For the inevitable fingernail repair, Fisk uses silk wrap and a brand-X plastic resin that he stocks up on at a Korean store somewhere in Manhattan's 30s. "Crazy glue's no good," he says. "This stuff is less damaging, and it's easier to work with."
--John Lehmann-Haupt

Steve Goodman

began playing guitar on a nylon-string Harmony, graduating next to a Harmony Sovereign and then to a maple Gibson Hummingbird. During his performing career, he favored medium- and small-body acoustics. Although he played dreadnoughts early on, including a Martin D-28, he came to favor concert- and grand concert&endash;sized instruments like '50s and '60s Gibsons, including an LG-1, an LG-3, and a CF-100E (concert-sized, with a sharp cutaway and a factory pickup). He also owned a Martin 000 that now belongs to John Prine, a 1950 Martin 5-18 given to him by Jerry Jeff Walker, and a Martin M-38 he played in the late '70s and '80s, which his then-cohort Maple Byrne describes as "a workhorse instrument."
In Goodman's last two or three years of performing, the M-38 was seen less frequently in favor of a Maccaferri-style cutaway acoustic, imported from Japan by Saga. In conjunction with a Sony ECM-50 lavalier mic mounted internally, he used a Sunrise pickup in the Saga (although other soundhole pickups are visible in various photos). He also had an early tube direct box by Jim Demeter, the forerunner to the unit Sunrise now sells in conjunction with its pickups.
Goodman's penchant for breaking strings is all the more remarkable given his preference for mediums. He assaulted the strings with green Jim Dunlop Tortex .73-millimeter or Fender medium-heavy flatpicks.
On the rare occasions when he toured with a band, Goodman might be seen with a cherished '60s Fender Telecaster "with action high enough to walk under," according to Byrne. Various photos show Goodman playing an interesting array of other instruments, including a blond D'Angelico archtop and a semi-hollow electric Gibson
ES-355.
Late in his career (and long after teaming up with mandolin master Jethro Burns), Goodman added mandolin-family instruments to his repertoire, especially a Flatiron mandola and octave mandolin (whose lower two courses are tuned in octaves rather than in unison).
--Ben Elder

Tim Sparks

plays a variety of music, which means he requires a variety of instruments. On Guitar Bazaar and in concert he plays the Taylor 812C that he won at Winfield's National Fingerpicking Guitar competition in 1994. On the Nutcracker Suite CD, you can hear his José Enriques requinto. With Middle Eastern ethnic bands, he plays a Turkish-built oud, and he keeps a 1947 Epiphone Zephyr Regent with a Les Paul pickup for jazz gigs.

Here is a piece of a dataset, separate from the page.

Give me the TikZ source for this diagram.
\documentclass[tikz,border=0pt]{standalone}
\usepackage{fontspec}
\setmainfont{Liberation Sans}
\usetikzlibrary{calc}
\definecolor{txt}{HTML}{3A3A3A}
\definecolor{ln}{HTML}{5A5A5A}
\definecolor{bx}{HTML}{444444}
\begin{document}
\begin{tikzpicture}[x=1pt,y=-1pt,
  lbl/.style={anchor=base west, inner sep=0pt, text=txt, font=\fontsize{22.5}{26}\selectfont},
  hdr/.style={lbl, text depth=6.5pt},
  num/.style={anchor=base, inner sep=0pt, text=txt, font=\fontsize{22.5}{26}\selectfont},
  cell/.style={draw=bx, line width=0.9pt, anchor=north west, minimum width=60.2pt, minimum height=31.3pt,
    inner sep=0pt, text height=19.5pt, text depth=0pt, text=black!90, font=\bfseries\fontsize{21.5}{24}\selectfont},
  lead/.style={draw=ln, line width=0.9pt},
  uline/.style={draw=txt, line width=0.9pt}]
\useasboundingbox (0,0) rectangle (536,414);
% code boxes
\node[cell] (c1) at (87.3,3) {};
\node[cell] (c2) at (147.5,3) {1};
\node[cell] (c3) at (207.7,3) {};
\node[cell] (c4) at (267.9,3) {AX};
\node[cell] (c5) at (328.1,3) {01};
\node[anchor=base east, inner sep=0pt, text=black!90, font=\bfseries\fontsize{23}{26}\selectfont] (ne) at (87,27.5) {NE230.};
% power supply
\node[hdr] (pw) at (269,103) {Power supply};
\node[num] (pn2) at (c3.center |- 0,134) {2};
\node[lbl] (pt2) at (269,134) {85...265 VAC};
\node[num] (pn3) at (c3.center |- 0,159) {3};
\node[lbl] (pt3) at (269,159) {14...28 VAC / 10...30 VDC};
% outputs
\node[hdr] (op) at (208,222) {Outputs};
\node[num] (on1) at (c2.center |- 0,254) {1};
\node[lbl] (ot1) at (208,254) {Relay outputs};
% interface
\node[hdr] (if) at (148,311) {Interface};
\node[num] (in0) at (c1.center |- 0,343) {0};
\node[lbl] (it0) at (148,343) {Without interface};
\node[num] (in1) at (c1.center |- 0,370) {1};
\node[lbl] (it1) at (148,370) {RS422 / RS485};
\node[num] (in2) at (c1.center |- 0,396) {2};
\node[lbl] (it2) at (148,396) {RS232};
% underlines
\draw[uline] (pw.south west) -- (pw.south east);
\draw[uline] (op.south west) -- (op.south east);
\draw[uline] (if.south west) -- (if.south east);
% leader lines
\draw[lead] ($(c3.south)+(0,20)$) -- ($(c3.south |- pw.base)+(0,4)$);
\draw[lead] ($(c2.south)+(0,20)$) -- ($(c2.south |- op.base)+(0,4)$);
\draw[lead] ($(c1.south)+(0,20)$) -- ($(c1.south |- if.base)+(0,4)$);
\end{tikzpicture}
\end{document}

Sparks tunes his Taylor down a full step and capos at the second fret. "It gives me 12 frets," he explains, "and with the cutaway it works well. I use light-gauge strings, which lowers the tension and makes them feel supple." He started using this setup after an attack of tendinitis. Capoing up changed his arm position enough to allow him to play, and, he says, "I really like the way it cuts through and has this beautiful, bright, high sound." He uses and endorses De Salvo Music strings.

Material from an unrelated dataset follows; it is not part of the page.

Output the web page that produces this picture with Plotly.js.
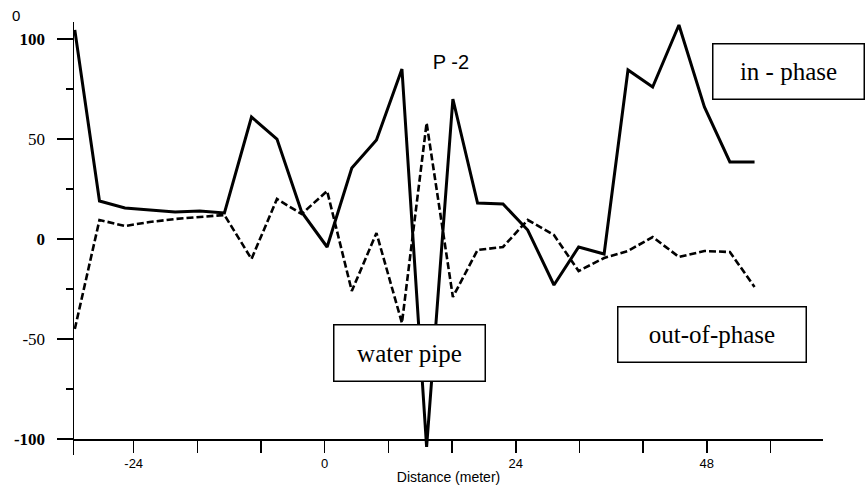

The Taylor's Fishman saddle pickup and internal mic have been supplemented by a Sunrise magnetic soundhole pickup. "I've done some gigs," Sparks says, "where you've got five minutes to grab a sound. I never want to be in that position again. The Fishman sounds good if you've got time to EQ it, unbelievably good, but the Sunrise gets the job done fast. You plug it in, and it's there. You can work with it."

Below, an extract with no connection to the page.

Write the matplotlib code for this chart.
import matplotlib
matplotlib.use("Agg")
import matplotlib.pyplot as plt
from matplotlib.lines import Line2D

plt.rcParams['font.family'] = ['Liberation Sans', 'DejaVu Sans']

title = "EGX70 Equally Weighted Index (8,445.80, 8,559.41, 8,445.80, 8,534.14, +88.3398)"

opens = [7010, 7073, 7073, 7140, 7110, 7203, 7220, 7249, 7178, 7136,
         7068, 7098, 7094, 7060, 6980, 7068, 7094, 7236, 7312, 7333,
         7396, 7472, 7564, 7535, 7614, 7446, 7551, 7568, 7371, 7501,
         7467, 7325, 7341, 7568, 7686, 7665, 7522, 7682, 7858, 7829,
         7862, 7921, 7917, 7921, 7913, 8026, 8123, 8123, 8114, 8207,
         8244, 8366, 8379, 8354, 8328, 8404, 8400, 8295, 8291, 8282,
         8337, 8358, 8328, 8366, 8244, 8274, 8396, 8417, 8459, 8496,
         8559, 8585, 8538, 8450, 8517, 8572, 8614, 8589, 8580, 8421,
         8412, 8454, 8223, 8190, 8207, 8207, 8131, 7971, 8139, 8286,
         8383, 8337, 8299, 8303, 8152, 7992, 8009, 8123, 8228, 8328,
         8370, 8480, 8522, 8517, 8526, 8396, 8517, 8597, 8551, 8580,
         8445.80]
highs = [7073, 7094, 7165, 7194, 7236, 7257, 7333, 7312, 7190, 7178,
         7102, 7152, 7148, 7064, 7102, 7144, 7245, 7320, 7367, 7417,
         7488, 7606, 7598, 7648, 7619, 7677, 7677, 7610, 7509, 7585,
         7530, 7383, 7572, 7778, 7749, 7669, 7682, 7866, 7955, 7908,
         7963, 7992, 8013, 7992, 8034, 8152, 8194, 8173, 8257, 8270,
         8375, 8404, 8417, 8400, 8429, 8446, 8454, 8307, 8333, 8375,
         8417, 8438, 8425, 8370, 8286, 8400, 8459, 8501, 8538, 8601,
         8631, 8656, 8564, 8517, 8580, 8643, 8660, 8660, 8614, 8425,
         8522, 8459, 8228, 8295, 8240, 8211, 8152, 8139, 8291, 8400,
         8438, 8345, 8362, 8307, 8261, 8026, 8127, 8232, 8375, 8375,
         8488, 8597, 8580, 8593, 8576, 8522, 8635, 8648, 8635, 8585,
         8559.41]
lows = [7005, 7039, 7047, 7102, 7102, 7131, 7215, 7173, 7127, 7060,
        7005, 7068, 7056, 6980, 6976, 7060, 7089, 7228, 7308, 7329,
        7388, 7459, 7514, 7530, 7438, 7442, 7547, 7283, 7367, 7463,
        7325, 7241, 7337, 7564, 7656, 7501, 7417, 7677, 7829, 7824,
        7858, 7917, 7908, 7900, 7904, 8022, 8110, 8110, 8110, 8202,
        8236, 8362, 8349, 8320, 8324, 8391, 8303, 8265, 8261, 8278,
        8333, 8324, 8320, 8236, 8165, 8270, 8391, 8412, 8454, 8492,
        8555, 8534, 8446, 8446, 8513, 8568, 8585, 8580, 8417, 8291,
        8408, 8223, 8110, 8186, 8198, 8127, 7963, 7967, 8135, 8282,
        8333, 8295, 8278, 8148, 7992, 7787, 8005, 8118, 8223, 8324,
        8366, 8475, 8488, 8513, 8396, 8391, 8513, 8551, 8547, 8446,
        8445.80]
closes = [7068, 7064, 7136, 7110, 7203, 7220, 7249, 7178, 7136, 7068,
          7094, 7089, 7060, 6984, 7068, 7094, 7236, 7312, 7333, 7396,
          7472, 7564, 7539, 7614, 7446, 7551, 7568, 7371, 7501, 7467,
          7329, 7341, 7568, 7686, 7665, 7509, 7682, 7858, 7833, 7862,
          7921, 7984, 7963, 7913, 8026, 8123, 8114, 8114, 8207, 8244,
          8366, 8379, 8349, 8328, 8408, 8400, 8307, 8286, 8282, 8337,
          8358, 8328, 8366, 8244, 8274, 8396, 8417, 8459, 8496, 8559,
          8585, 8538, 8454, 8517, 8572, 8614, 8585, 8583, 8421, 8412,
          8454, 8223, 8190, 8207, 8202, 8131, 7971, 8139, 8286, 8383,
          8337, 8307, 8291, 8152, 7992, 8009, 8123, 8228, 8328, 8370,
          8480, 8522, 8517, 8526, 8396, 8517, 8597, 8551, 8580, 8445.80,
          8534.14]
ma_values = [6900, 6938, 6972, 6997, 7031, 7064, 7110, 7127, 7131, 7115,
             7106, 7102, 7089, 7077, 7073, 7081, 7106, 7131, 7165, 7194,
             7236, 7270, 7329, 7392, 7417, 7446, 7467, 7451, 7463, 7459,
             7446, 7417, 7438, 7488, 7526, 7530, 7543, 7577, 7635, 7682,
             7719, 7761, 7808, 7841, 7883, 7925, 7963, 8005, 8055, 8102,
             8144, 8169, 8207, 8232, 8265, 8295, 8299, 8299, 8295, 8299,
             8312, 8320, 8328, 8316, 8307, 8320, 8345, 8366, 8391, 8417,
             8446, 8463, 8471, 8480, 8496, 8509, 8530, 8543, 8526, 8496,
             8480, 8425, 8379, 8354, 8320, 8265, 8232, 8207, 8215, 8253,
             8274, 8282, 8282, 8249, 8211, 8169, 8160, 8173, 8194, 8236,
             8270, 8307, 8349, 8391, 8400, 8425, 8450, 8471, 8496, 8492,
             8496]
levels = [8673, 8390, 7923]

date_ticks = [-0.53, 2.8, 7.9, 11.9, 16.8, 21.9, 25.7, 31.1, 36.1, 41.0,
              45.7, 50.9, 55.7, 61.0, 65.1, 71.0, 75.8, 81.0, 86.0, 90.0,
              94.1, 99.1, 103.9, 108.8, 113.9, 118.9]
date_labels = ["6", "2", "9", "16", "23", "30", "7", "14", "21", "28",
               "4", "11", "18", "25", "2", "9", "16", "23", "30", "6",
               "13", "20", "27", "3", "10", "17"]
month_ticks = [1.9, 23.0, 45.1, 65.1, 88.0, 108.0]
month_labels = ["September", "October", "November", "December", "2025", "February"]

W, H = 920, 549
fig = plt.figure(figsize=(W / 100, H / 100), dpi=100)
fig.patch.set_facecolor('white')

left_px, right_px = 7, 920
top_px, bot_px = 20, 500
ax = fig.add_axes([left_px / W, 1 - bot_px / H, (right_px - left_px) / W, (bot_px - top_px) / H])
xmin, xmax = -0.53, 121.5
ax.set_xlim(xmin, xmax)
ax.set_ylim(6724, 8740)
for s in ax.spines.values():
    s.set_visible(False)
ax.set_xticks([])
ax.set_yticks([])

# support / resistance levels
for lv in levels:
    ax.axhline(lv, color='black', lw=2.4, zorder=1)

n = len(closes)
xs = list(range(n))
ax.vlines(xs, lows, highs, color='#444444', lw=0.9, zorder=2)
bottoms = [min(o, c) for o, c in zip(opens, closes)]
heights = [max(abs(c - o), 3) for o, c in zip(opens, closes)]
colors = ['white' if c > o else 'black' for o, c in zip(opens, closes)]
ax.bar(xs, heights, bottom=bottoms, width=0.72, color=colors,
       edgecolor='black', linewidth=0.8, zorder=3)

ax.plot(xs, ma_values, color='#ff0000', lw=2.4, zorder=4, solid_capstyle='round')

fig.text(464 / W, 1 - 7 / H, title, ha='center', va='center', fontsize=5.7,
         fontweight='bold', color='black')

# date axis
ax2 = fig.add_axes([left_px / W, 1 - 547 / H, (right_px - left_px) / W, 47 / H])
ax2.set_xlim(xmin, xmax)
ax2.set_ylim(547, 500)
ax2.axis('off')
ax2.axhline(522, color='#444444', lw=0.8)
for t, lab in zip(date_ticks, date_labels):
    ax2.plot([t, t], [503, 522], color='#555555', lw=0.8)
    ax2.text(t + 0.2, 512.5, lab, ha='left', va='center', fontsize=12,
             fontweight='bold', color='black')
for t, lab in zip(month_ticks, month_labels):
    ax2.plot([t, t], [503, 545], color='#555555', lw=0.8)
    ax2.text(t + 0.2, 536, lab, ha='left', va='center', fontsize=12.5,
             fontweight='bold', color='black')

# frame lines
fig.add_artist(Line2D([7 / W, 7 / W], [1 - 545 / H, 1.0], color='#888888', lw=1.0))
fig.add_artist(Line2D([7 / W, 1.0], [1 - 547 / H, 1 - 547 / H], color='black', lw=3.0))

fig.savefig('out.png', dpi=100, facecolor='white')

Sparks' Mexican-built requinto is a three-quarter&endash;size instrument that he tunes up to G or G#. "Requintos are neat because you can play in first-position voicings, and voices that normally would be too dark come alive. There are lots of nice possibilities for playing fingerstyle. Jeff Linsky has done a record of arrangements of standards on requinto [Solo, GSP], and he gets new takes on the material because he's playing in first position."